◆ Task brief
Restate, exactly and without pictures, the lines from the start of the listing below through the line holding "fig = go.Figure()".

◆ Given material
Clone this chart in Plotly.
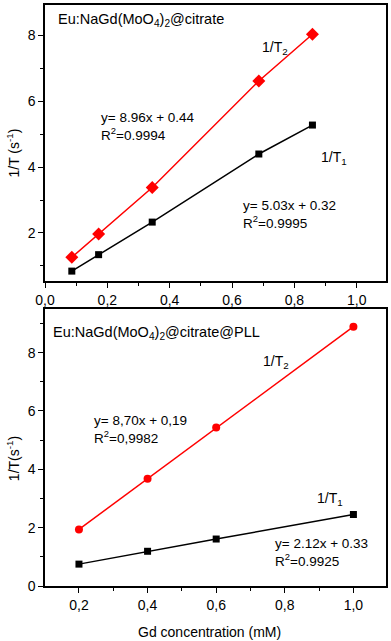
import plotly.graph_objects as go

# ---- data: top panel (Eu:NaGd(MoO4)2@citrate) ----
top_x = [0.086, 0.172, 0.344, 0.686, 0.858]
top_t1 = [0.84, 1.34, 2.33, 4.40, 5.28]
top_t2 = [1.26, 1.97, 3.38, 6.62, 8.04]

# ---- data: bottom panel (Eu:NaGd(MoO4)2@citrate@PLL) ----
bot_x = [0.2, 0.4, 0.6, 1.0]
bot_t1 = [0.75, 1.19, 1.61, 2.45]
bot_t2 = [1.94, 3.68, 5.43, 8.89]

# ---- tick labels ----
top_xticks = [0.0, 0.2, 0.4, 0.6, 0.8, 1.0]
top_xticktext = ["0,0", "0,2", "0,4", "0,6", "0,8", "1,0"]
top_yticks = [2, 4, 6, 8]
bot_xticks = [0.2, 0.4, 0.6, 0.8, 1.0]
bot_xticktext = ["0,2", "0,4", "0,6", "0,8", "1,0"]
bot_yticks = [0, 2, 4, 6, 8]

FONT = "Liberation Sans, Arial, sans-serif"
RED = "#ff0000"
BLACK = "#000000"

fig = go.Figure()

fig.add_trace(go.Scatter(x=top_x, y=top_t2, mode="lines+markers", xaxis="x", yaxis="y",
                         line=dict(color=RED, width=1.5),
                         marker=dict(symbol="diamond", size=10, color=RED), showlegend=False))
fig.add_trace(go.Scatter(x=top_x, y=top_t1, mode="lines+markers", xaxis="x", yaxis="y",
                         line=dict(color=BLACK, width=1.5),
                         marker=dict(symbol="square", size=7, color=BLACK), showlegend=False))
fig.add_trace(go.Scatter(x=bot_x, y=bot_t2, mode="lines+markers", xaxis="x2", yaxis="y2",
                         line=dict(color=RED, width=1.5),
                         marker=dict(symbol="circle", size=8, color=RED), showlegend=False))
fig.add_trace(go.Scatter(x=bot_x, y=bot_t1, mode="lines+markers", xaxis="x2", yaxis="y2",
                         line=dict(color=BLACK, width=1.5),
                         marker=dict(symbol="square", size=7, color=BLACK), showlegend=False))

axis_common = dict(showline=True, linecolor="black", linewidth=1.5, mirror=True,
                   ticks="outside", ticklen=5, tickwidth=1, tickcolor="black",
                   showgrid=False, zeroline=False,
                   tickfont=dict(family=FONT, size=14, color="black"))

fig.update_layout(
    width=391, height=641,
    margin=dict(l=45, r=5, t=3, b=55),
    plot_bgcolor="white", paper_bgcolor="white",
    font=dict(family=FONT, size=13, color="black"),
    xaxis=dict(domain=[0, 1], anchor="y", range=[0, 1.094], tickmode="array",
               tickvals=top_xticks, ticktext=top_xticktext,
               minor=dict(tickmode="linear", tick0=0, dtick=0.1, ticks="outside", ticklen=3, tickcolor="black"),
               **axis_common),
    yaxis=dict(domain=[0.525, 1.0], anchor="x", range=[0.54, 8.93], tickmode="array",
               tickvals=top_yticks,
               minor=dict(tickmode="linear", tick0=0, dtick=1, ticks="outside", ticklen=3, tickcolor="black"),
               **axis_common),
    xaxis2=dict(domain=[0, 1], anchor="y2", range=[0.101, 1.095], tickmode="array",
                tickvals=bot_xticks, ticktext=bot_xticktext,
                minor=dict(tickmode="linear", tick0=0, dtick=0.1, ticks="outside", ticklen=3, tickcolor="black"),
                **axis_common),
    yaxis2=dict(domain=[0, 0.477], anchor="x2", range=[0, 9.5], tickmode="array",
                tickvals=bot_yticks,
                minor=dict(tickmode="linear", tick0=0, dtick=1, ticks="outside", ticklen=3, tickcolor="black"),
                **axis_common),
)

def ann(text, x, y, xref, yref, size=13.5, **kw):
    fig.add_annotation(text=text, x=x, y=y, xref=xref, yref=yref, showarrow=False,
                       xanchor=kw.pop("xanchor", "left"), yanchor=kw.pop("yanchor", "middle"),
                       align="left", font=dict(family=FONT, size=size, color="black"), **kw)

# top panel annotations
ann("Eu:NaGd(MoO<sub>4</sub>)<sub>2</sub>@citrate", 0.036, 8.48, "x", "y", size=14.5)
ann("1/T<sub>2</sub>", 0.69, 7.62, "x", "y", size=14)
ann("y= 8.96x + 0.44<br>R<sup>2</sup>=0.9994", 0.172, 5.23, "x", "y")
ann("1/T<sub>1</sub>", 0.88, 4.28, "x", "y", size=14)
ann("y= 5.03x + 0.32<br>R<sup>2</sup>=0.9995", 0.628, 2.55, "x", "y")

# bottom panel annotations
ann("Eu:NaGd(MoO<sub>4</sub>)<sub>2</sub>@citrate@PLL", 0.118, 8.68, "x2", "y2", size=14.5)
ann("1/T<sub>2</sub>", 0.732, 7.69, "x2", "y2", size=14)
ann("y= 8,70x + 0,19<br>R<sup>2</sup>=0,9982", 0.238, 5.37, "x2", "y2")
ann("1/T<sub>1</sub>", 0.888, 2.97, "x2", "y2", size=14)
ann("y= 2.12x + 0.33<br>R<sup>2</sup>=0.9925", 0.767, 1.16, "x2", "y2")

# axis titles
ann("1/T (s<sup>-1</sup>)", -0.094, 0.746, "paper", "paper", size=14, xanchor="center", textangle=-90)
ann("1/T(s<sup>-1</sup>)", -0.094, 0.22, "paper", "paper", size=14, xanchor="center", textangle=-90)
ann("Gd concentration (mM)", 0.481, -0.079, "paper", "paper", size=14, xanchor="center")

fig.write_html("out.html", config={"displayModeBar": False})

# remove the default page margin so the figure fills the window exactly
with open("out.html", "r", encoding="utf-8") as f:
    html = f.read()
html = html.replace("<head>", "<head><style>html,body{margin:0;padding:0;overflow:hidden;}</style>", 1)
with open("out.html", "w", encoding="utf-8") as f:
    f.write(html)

◆ Task output
Clone this chart in Plotly.
import plotly.graph_objects as go

# ---- data: top panel (Eu:NaGd(MoO4)2@citrate) ----
top_x = [0.086, 0.172, 0.344, 0.686, 0.858]
top_t1 = [0.84, 1.34, 2.33, 4.40, 5.28]
top_t2 = [1.26, 1.97, 3.38, 6.62, 8.04]

# ---- data: bottom panel (Eu:NaGd(MoO4)2@citrate@PLL) ----
bot_x = [0.2, 0.4, 0.6, 1.0]
bot_t1 = [0.75, 1.19, 1.61, 2.45]
bot_t2 = [1.94, 3.68, 5.43, 8.89]

# ---- tick labels ----
top_xticks = [0.0, 0.2, 0.4, 0.6, 0.8, 1.0]
top_xticktext = ["0,0", "0,2", "0,4", "0,6", "0,8", "1,0"]
top_yticks = [2, 4, 6, 8]
bot_xticks = [0.2, 0.4, 0.6, 0.8, 1.0]
bot_xticktext = ["0,2", "0,4", "0,6", "0,8", "1,0"]
bot_yticks = [0, 2, 4, 6, 8]

FONT = "Liberation Sans, Arial, sans-serif"
RED = "#ff0000"
BLACK = "#000000"

fig = go.Figure()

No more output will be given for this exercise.